Large purchases of coffee futures by foreign investors have raised fears that coffee producing nations are using the American futures markets to prop up their coffee prices.

To answer concern in Congress about foreign participation in the coffee futures market, the Commodity Futures Trading Commission has ordered a special report next week on foreign holdings on the New York Coffee and Sugar Exchange.

It is neither illegal nor unusual for coffee producing nations to trade in the U.S. futures markets, but the current actions are believed to be producing higher prices for American coffee drinkers.

By buying coffee on the futures market in New York at the same time they are selling coffee elsewhere in the world, the coffee growers are, in effect, creating artificial demand for their product. This tends to push up the price.

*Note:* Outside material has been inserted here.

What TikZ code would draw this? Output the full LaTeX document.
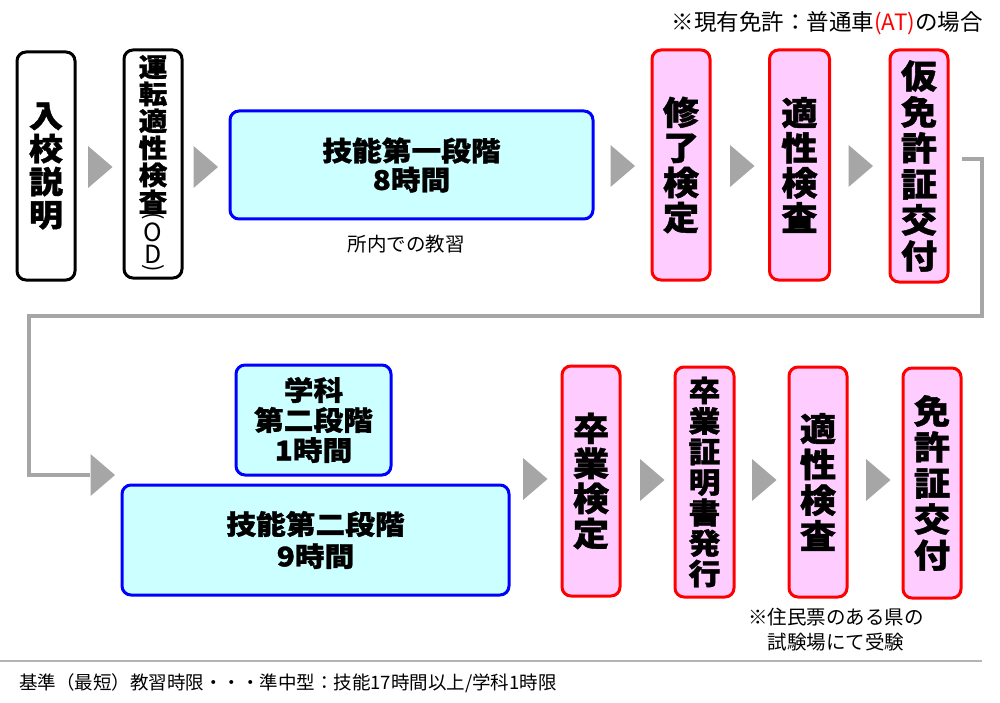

The tactic is enormously costly, but 11 coffee growing nations met in Bogota, Columbia last summer and created a $140 million coffee fund to support prices.

Although coffee prices have gone down since then, the growers' effort have been "partially successful" said Fred Carlson, the chief coffee analyst at Merrill Lynch, Pierce, Fenner & Smith, the nation's biggest commodity futures trader.

"The market has declined less than it would have had they (the coffee growers) not been in the market," said Carlson. "If they had not been in there, they certainly would not have gotten less for their coffee.

"That's not an attempt to manipulate the market," he added. "It's a reasonable response for them to make" to counter downward pressure on coffee prices.

The coffee growers are not trying to increase the price of coffee, stressed Carlson and Dr. Fred Gray, a U.S. Department of Agriculture coffee specialist.

"They can keep the price up in the short run," said Gray "All they're doing is really slowing what's going to happen anyway."

But slowing the downward trend in coffee prices means consumers are continuing to pay high prices for coffee.

Back in 1975 a pound of coffee in the supermarket cost $1.27 and green coffee beans sold on the world market for 60 to 65 cents a pound.

Then one night in August 1975 a cold wave swept over Brazil and 1.5 billion coffee trees literally were nipped in the bud by frost. The coffee leaves turned black and Brazil's harvest plummeted from 23 million bags of coffee to 9 million bags.

The teeter-totter of supply and demand bounced the price of raw coffee to a record $3.40 a pound and the supermarket price streaked toward $5.

Now the Brazilian coffee bushes have grown back, world output is up 7 percent this season and coffee prices are coming down -- but not to where they were before the freeze.

Cash coffee prices are down to $1.30 a pound, and Washington area supermarkets are advertising Maxwell House on special for $2.89 to $2.96 a pound.

The Commodity Futures Trading Commission's efforts to determine the full extent of coffee producers' participation in the futures markets have been defied by one major Swiss firm, Wiscope, S.A.

When the CFTC last November first ordered disclosure of foreign coffee futures holdings, the Wiscope firm refused to identify the owner of 276 contracts, each representing 37,500 pounds. The CFTC now is considering banning Wiscope from trading in coffee futures unless it produces the information.

But more important than determining who bought futures contracts for 10 million pounds of coffee, commission officials say, is establishing the agency's legal power to police the market.